- Written request -
Can you print the data exactly and leave out each image?

- Data -
────────────────────────────────────────

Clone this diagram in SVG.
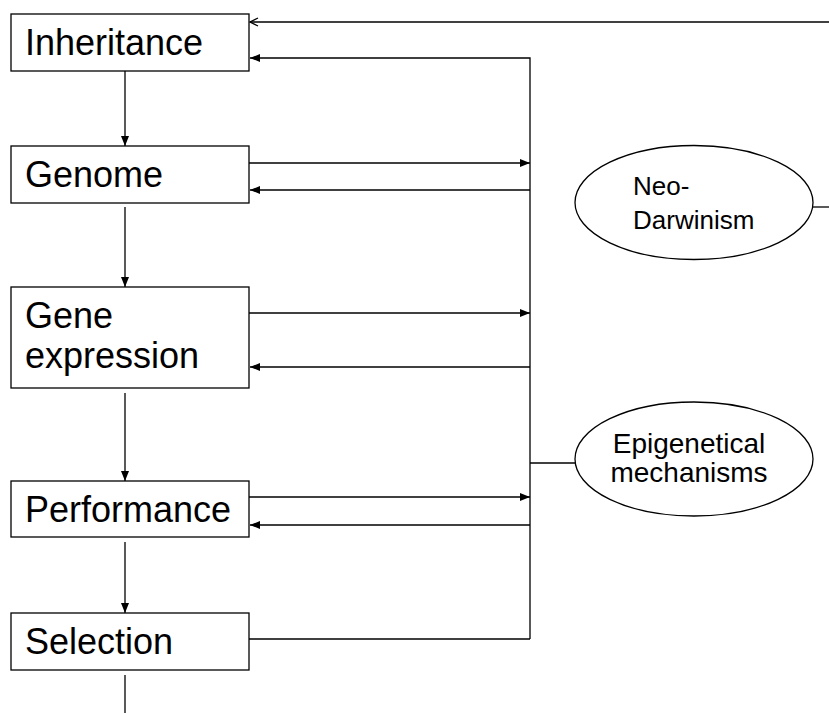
<svg xmlns="http://www.w3.org/2000/svg" width="829" height="713" viewBox="0 0 829 713">
<style>
.box{fill:#fff;stroke:#000;stroke-width:1.3}
.lbl{font-family:"Liberation Sans",Arial,sans-serif;font-size:36px;fill:#000}
.el{fill:#fff;stroke:#000;stroke-width:1.3}
.elbl{font-family:"Liberation Sans",Arial,sans-serif;fill:#000}
.c{stroke:#000;stroke-width:1.3;fill:none}
</style>
<defs>
<marker id="ah" viewBox="0 0 10 8" refX="10" refY="4" markerWidth="10" markerHeight="8" markerUnits="userSpaceOnUse" orient="auto">
<path d="M0,0 L10,4 L0,8 z" fill="#000"/>
</marker>
<marker id="ao" viewBox="0 0 10 10" refX="9" refY="5" markerWidth="10" markerHeight="10" markerUnits="userSpaceOnUse" orient="auto">
<path d="M1,1 L9,5 L1,9" fill="none" stroke="#000" stroke-width="1.3"/>
</marker>
</defs>
<rect width="829" height="713" fill="#fff"/>
<g id="connectors">
<line class="c" x1="829" y1="22" x2="250" y2="22" marker-end="url(#ao)"/>
<polyline class="c" points="530,639 530,58 250,58" marker-end="url(#ah)"/>
<line class="c" x1="125" y1="71" x2="125" y2="146" marker-end="url(#ah)"/>
<line class="c" x1="249" y1="163" x2="530" y2="163" marker-end="url(#ah)"/>
<line class="c" x1="530" y1="190" x2="250" y2="190" marker-end="url(#ah)"/>
<line class="c" x1="125" y1="207" x2="125" y2="287" marker-end="url(#ah)"/>
<line class="c" x1="249" y1="313" x2="530" y2="313" marker-end="url(#ah)"/>
<line class="c" x1="530" y1="367" x2="250" y2="367" marker-end="url(#ah)"/>
<line class="c" x1="125" y1="393" x2="125" y2="481" marker-end="url(#ah)"/>
<line class="c" x1="249" y1="497" x2="530" y2="497" marker-end="url(#ah)"/>
<line class="c" x1="530" y1="525" x2="250" y2="525" marker-end="url(#ah)"/>
<line class="c" x1="125" y1="542" x2="125" y2="613" marker-end="url(#ah)"/>
<line class="c" x1="249" y1="639" x2="530" y2="639"/>
<line class="c" x1="125" y1="675" x2="125" y2="713"/>
<line class="c" x1="530" y1="463" x2="575" y2="463"/>
<line class="c" x1="813" y1="207" x2="829" y2="207"/>
</g>
<g id="inheritance">
<rect class="box" x="11" y="14" width="238" height="57"/>
<text class="lbl" x="25" y="55">Inheritance</text>
</g>
<g id="genome">
<rect class="box" x="11" y="146" width="238" height="57"/>
<text class="lbl" x="25" y="187">Genome</text>
</g>
<g id="gene-expression">
<rect class="box" x="11" y="287" width="238" height="101"/>
<text class="lbl" x="25" y="328">Gene</text>
<text class="lbl" x="25" y="368">expression</text>
</g>
<g id="performance">
<rect class="box" x="11" y="481" width="238" height="56"/>
<text class="lbl" x="25" y="522">Performance</text>
</g>
<g id="selection">
<rect class="box" x="11" y="613" width="238" height="57"/>
<text class="lbl" x="25" y="654">Selection</text>
</g>
<g id="neo-darwinism">
<ellipse class="el" cx="694" cy="202.5" rx="119" ry="57"/>
<text class="elbl" font-size="26" x="633" y="195">Neo-</text>
<text class="elbl" font-size="26" x="633" y="229">Darwinism</text>
</g>
<g id="epigenetical">
<ellipse class="el" cx="694" cy="459" rx="119" ry="57"/>
<text class="elbl" font-size="28" x="689" y="453" text-anchor="middle">Epigenetical</text>
<text class="elbl" font-size="28" x="689" y="482" text-anchor="middle">mechanisms</text>
</g>
</svg>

────────────────────────────────────────

- Result for this exercise -
Clone this diagram in SVG.
<svg xmlns="http://www.w3.org/2000/svg" width="829" height="713" viewBox="0 0 829 713">
<style>
.box{fill:#fff;stroke:#000;stroke-width:1.3}
.lbl{font-family:"Liberation Sans",Arial,sans-serif;font-size:36px;fill:#000}
.el{fill:#fff;stroke:#000;stroke-width:1.3}
.elbl{font-family:"Liberation Sans",Arial,sans-serif;fill:#000}
.c{stroke:#000;stroke-width:1.3;fill:none}
</style>
<defs>
<marker id="ah" viewBox="0 0 10 8" refX="10" refY="4" markerWidth="10" markerHeight="8" markerUnits="userSpaceOnUse" orient="auto">
<path d="M0,0 L10,4 L0,8 z" fill="#000"/>
</marker>
<marker id="ao" viewBox="0 0 10 10" refX="9" refY="5" markerWidth="10" markerHeight="10" markerUnits="userSpaceOnUse" orient="auto">
<path d="M1,1 L9,5 L1,9" fill="none" stroke="#000" stroke-width="1.3"/>
</marker>
</defs>
<rect width="829" height="713" fill="#fff"/>
<g id="connectors">
<line class="c" x1="829" y1="22" x2="250" y2="22" marker-end="url(#ao)"/>
<polyline class="c" points="530,639 530,58 250,58" marker-end="url(#ah)"/>
<line class="c" x1="125" y1="71" x2="125" y2="146" marker-end="url(#ah)"/>
<line class="c" x1="249" y1="163" x2="530" y2="163" marker-end="url(#ah)"/>
<line class="c" x1="530" y1="190" x2="250" y2="190" marker-end="url(#ah)"/>
<line class="c" x1="125" y1="207" x2="125" y2="287" marker-end="url(#ah)"/>
<line class="c" x1="249" y1="313" x2="530" y2="313" marker-end="url(#ah)"/>
<line class="c" x1="530" y1="367" x2="250" y2="367" marker-end="url(#ah)"/>
<line class="c" x1="125" y1="393" x2="125" y2="481" marker-end="url(#ah)"/>
<line class="c" x1="249" y1="497" x2="530" y2="497" marker-end="url(#ah)"/>
<line class="c" x1="530" y1="525" x2="250" y2="525" marker-end="url(#ah)"/>
<line class="c" x1="125" y1="542" x2="125" y2="613" marker-end="url(#ah)"/>
<line class="c" x1="249" y1="639" x2="530" y2="639"/>
<line class="c" x1="125" y1="675" x2="125" y2="713"/>
<line class="c" x1="530" y1="463" x2="575" y2="463"/>
<line class="c" x1="813" y1="207" x2="829" y2="207"/>
</g>
<g id="inheritance">
<rect class="box" x="11" y="14" width="238" height="57"/>
<text class="lbl" x="25" y="55">Inheritance</text>
</g>
<g id="genome">
<rect class="box" x="11" y="146" width="238" height="57"/>
<text class="lbl" x="25" y="187">Genome</text>
</g>
<g id="gene-expression">
<rect class="box" x="11" y="287" width="238" height="101"/>
<text class="lbl" x="25" y="328">Gene</text>
<text class="lbl" x="25" y="368">expression</text>
</g>
<g id="performance">
<rect class="box" x="11" y="481" width="238" height="56"/>
<text class="lbl" x="25" y="522">Performance</text>
</g>
<g id="selection">
<rect class="box" x="11" y="613" width="238" height="57"/>
<text class="lbl" x="25" y="654">Selection</text>
</g>
<g id="neo-darwinism">
<ellipse class="el" cx="694" cy="202.5" rx="119" ry="57"/>
<text class="elbl" font-size="26" x="633" y="195">Neo-</text>
<text class="elbl" font-size="26" x="633" y="229">Darwinism</text>
</g>
<g id="epigenetical">
<ellipse class="el" cx="694" cy="459" rx="119" ry="57"/>
<text class="elbl" font-size="28" x="689" y="453" text-anchor="middle">Epigenetical</text>
<text class="elbl" font-size="28" x="689" y="482" text-anchor="middle">mechanisms</text>
</g>
</svg>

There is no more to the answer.